Not that he’s reducing himself to a lunk-headed onstage character; now that it’s clear he’s in on the joke of his own goofball success, the macho harangues and half-assed imitations serve more to inject facets of his own personality. Anyone who readily admits, “You gotta be dumb to be willing to get onstage with a microphone, tell your opinions to a bunch of strangers and hope they laugh. You gotta be some kind of weirdo,” comes from a place of gut-punch honesty. As a man, he’s clearly got issues. As a comic, he’s got more than a touch of genius.

Christopher Titus

The 5th Annual End of the World Tour (CD)

4 stars

Dave Chappelle may have taken the stage for a marathon six-plus hours at LA’s Laugh Factory last month, but Christopher Titus delivers his own going-the-distance performance with World, two discs of epic comedic proportions. Sounding like an amped-up cross between David Spade and Mitch Hedberg, he takes another step in his comedic evolution, from surface-deep observationist to dark family historian to examiner of interpersonal relationships within a sociopolitical context.

Industry wisdom concedes that comics soften when they have children. Titus seems to have bucked the curse, dissecting the pregnancy with abandon. The birth occurs so quickly—“like a crackhead threatened with rehab, like a Cambodian lap-dancer at the ping-pong championships”—his daughter is left swinging in midair: “It’s a baby, swinging on my wife’s crotch, man. Pick it up!

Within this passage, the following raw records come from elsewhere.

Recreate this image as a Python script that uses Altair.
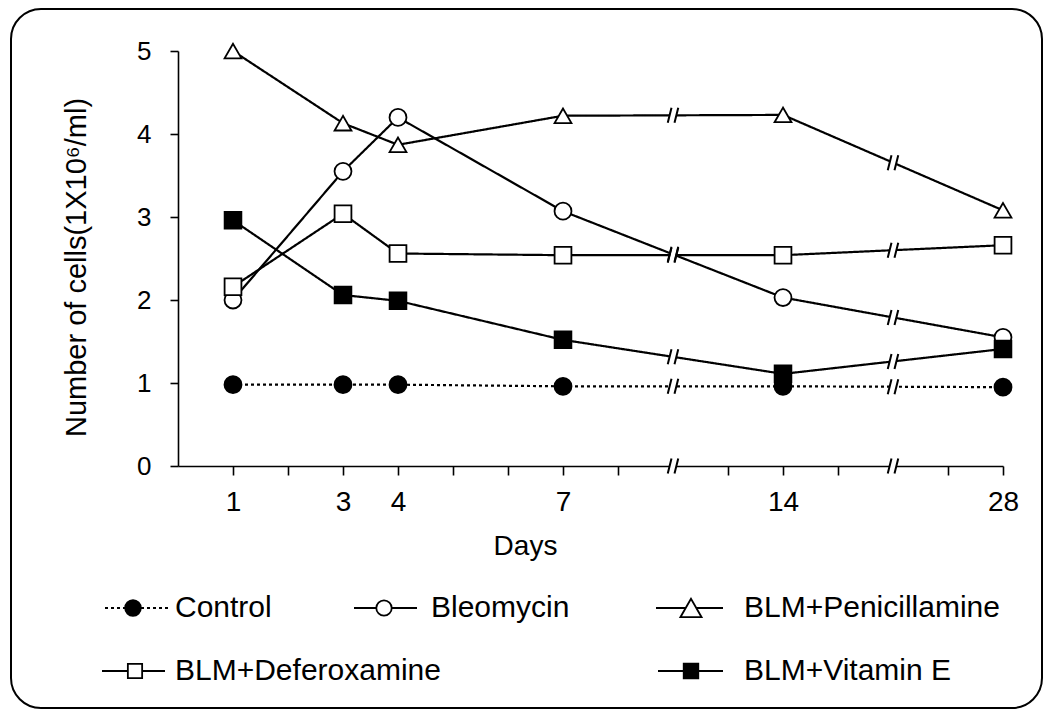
import altair as alt
import pandas as pd

FONT = "Liberation Sans"

# ---------------- data ----------------
series = ["Control", "Bleomycin", "BLM+Penicillamine", "BLM+Deferoxamine", "BLM+Vitamin E"]
days = [1, 3, 4, 7, 14, 28]
axis_pos = [1, 3, 4, 7, 11, 15]        # position of each day on the broken axis
break_pos = [9, 13]                     # axis breaks (between 7-14 and 14-28)
tick_pos = [1, 2, 3, 4, 5, 6, 7, 8, 10, 11, 12, 14, 15]
y_ticks = [0, 1, 2, 3, 4, 5]

control = [0.98, 0.98, 0.98, 0.96, 0.96, 0.95]
bleomycin = [2.00, 3.55, 4.20, 3.07, 2.03, 1.55]
penicillamine = [5.00, 4.13, 3.87, 4.22, 4.23, 3.08]
deferoxamine = [2.16, 3.04, 2.56, 2.54, 2.54, 2.66]
vitamin_e = [2.96, 2.06, 1.99, 1.52, 1.11, 1.41]

shapes = ["circle", "circle", "triangle-up", "square", "square"]
fills = ["black", "white", "white", "white", "black"]
sizes = [290, 280, 529, 240, 250]
dashes = [[3, 3], [1, 0], [1, 0], [1, 0], [1, 0]]

all_vals = [control, bleomycin, penicillamine, deferoxamine, vitamin_e]

rows = []
for name, vals in zip(series, all_vals):
    for d, p, v in zip(days, axis_pos, vals):
        rows.append({"series": name, "day": d, "pos": p, "value": v})
df = pd.DataFrame(rows)

brk_rows = []
for name, vals in zip(series, all_vals):
    brk_rows.append({"series": name, "pos": break_pos[0], "value": (vals[3] + vals[4]) / 2})
    brk_rows.append({"series": name, "pos": break_pos[1], "value": (vals[4] + vals[5]) / 2})
for p in break_pos:
    brk_rows.append({"series": "axis", "pos": p, "value": 0})
brk = pd.DataFrame(brk_rows)

# label expression for broken axis
label_expr = "''"
for d, p in zip(days, axis_pos):
    label_expr = f"datum.value == {p} ? '{d}' : ({label_expr})"

X = alt.X(
    "pos:Q",
    scale=alt.Scale(domain=[0, 15], nice=False, zero=False),
    axis=alt.Axis(
        values=tick_pos, labelExpr=label_expr, title="Days",
        tickSize=9, labelPadding=13, labelFontSize=28,
        titleFontSize=28, titleX=347, titleY=88, titleBaseline="alphabetic",
        labelFlush=False, labelOverlap=False,
    ),
)
Y = alt.Y(
    "value:Q",
    scale=alt.Scale(domain=[0, 5], nice=False, zero=True),
    axis=alt.Axis(
        values=y_ticks, title="Number of cells(1X10\u2076/ml)",
        tickSize=8, labelPadding=19, labelFontSize=26,
        titleFontSize=29, titleX=-93, titleY=216, titleAngle=-90,
        titleBaseline="alphabetic", titleAlign="center", labelFlush=False,
    ),
)

one = pd.DataFrame({"k": [0]})

frame = alt.Chart(one).mark_rect(
    cornerRadius=30, fill="white", fillOpacity=0, stroke="black", strokeWidth=2
).encode(x=alt.value(-167), x2=alt.value(864), y=alt.value(-42), y2=alt.value(657))

lines = alt.Chart(df).mark_line(color="black", strokeWidth=2.2).encode(
    x=X, y=Y, detail="series:N", order="pos:Q",
    strokeDash=alt.StrokeDash("series:N", scale=alt.Scale(domain=series, range=dashes), legend=None),
)

MASK = "M-0.7,1L-0.2,-1L0.7,-1L0.2,1Z"
SLASH = "M-0.7,1L-0.2,-1M0.2,1L0.7,-1"

mask = alt.Chart(brk).mark_point(
    shape=MASK, filled=True, fill="white", strokeWidth=0, size=225, opacity=1
).encode(x=X, y=Y)
slashes = alt.Chart(brk).mark_point(
    shape=SLASH, filled=False, stroke="black", strokeWidth=2, size=225, opacity=1
).encode(x=X, y=Y)

points = alt.Chart(df).mark_point(filled=True, stroke="black", strokeWidth=1.8, opacity=1).encode(
    x=X, y=Y,
    shape=alt.Shape("series:N", scale=alt.Scale(domain=series, range=shapes), legend=None),
    fill=alt.Fill("series:N", scale=alt.Scale(domain=series, range=fills), legend=None),
    size=alt.Size("series:O", scale=alt.Scale(domain=series, range=sizes), legend=None),
)

# ---------------- custom legend (layout in pixels relative to plot origin) ----------------
legend_layout = [
    # x0, x1, marker x, text x, y
    (-73, -9, -45, -3, 557),
    (176, 239, 206, 253, 557),
    (478, 545, 513, 566, 557),
    (-76, -13, -43, -3, 620),
    (480, 545, 513, 566, 620),
]
legend_layers = []
for i, name in enumerate(series):
    x0, x1, xm, xt, yy = legend_layout[i]
    legend_layers.append(
        alt.Chart(one).mark_rule(color="black", strokeWidth=2.2, strokeDash=dashes[i]).encode(
            x=alt.value(x0), x2=alt.value(x1), y=alt.value(yy))
    )
    legend_layers.append(
        alt.Chart(one).mark_point(
            shape=shapes[i], filled=True, fill=fills[i], stroke="black",
            strokeWidth=1.8, size=int(sizes[i] * 0.85), opacity=1,
        ).encode(x=alt.value(xm), y=alt.value(yy))
    )
    legend_layers.append(
        alt.Chart(one).mark_text(
            text=name, align="left", baseline="middle", fontSize=30, font=FONT, color="black"
        ).encode(x=alt.value(xt), y=alt.value(yy))
    )

chart = alt.layer(frame, lines, mask, slashes, points, *legend_layers).properties(
    width=825, height=415,
    padding={"left": 170, "top": 43, "right": 40, "bottom": 243},
    autosize=alt.AutoSizeParams(type="none"),
).configure_view(strokeWidth=0).configure_axis(
    grid=False, domainColor="black", tickColor="black", labelColor="black",
    titleColor="black", labelFont=FONT, titleFont=FONT, titleFontWeight="normal",
    domainWidth=1.6, tickWidth=1.6, zindex=0,
)

chart.save("out.html", embed_options={"renderer": "svg", "actions": False})
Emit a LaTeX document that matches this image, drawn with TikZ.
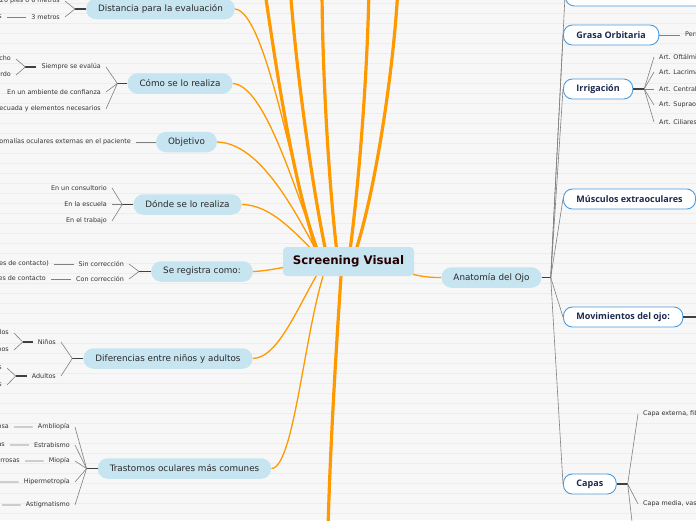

It’s not Cervix du Soleil, man! Pick it up!”

Titus takes on SARS, mad cows, anthrax, Xanax, WMDs, gas-price hikes, racist Survivors, Terri Schiavo, global policy and George Bush (“Throughout history, great hardship has created great leadership. In this man’s case, it’s created a Special Olympics honorable mention”). Then it’s war, war and war. Yet throughout, his deceased father and toddler daughter are never far from his mind. Comparable to a one-man Daily Show, Titus is nonstop, infinitely relatable, devoted and scared as hell about the future of this post-9/11 world. The loopy voices and zany demeanor may dull his message, but that’s what makes it, you know, comedy, as well as remarkably poignant.